How more sex really increases your chance of pregnancy
Could more sex increase your chance of getting pregnant? Research shows the answer is yes — but not just in the way you might expect.
Two new studies have found that sexual activity triggers physiological changes in the body that increase a woman’s chances of getting pregnant, even outside the window of ovulation. The results could eventually influence recommendations regarding how often couples trying to get pregnant should have sex — and could also potentially impact treatment for people with autoimmune disorders.
Sex causes immune system changes that ups chance of conception
“It’s a common recommendation that partners trying to have a baby should engage in regular intercourse to increase the woman’s changes of getting pregnant — even during so-called ‘non-fertile’ periods — although it’s unclear how this works,” Tierney Lorenz, a visiting research scientist at the Kinsey Institute from Indiana University. “This research is the first to show that the sexual activity may cause the body to promote types of immunity that support conception.
“It’s a new answer to an old riddle: How does sex that doesn’t happen during the fertile window still improve fertility?”
A few earlier studies show changes in immune function during pregnancy and after childbirth and changes in immunity across the menstrual cycle. But the IU research, published in the journals Fertility and Sterility and Physiology and Behavior, are the first to show that sexual activity plays a role in these changes with clear differences found in immune system regulation in women who are sexually active versus women who are sexually abstinent.
The results are based upon information from participants in the Kinsey Institute’s WISH Study — Women, Immunity and Sexual Health — which collected data across the menstrual cycle in 30 healthy women, about half of whom were sexually active and half of whom were sexually abstinent. Heiman and Demas were co-investigators on the study.
How helper T cells… help
In the first paper, Lorenz and colleagues report sexually active women experienced greater changes in helper T cells, and the proteins that T cells use to communicate. In the second paper, they report differences in antibody levels between the two groups.
Helper T cells manage the body’s immune response in part by activating the cells that destroy invading microbes in the body. The antibodies — also known as immunoglobulins — are secreted by white blood cells and play an important role fighting off foreign invaders in the body.

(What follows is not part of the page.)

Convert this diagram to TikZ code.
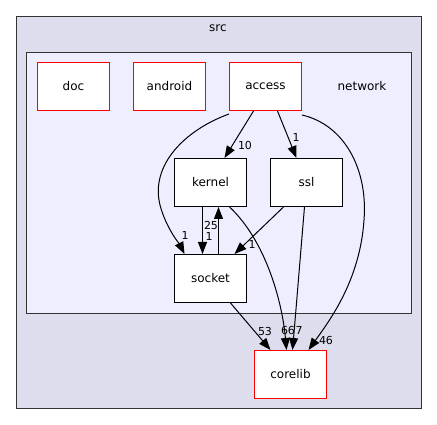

“The female body needs to navigate a tricky dilemma,” Lorenz says. “In order to protect itself, the body needs to defend against foreign invaders. But if it applies that logic to sperm or a fetus, then pregnancy can’t occur. The shifts in immunity that women experience may be a response to this problem.”
There are several types of helper T cells and immunoglobulins. Type 1 helper T cells assist the body with defense against outside threats. Type 2 helper T cells help the body accept those aspects of pregnancy the body may otherwise interpret as “foreign invaders,” such the presence of sperm or emerging embryo.
Similarly, immunoglobulin A antibodies — typically found in the mucous of the female reproductive tract — can interfere with the movement of sperm and other aspects of fertilization. Immunoglobulin G antibodies — typically found in the blood — fight disease without interfering with the uterus.
Lorenz and colleagues found significantly higher levels of type 2 helper T cells in sexually active, non-pregnant women during the luteal phase of the menstrual cycle, a period when the uterine lining thickens in preparation for pregnancy. Higher levels of type 1 helper t cells were found these same women during the follicular phase in the menstrual cycle, a period when the ovaries’ follicles are maturing.
They also found sexually active women experienced similar changes in immunoglobulins, with higher levels of immunoglobulin G during the luteal phase and higher levels of immunoglobulin A during the follicular phase.
Neither shifts in immunity were observed in the sexually abstinent women.
The immune system responding to sexual activity
“We’re actually seeing the immune system responding to a social behavior: sexual activity,” says Lorenz. “The sexually active women’s immune systems were preparing in advance to the mere possibility of pregnancy.”
Both studies contribute to a growing body of evidence that the immune system isn’t a passive system that waits to react to outside threats, but a highly proactive system that changes in response to external cues, such as the physical environment and social behavior.
The studies may also shed light on previous research that found unexplained fluctuations in immune response in women. A recognition that sexual activity can cause natural fluctuations in blood tests results could be useful to physicians treating patients with immune disorders, Lorenz says.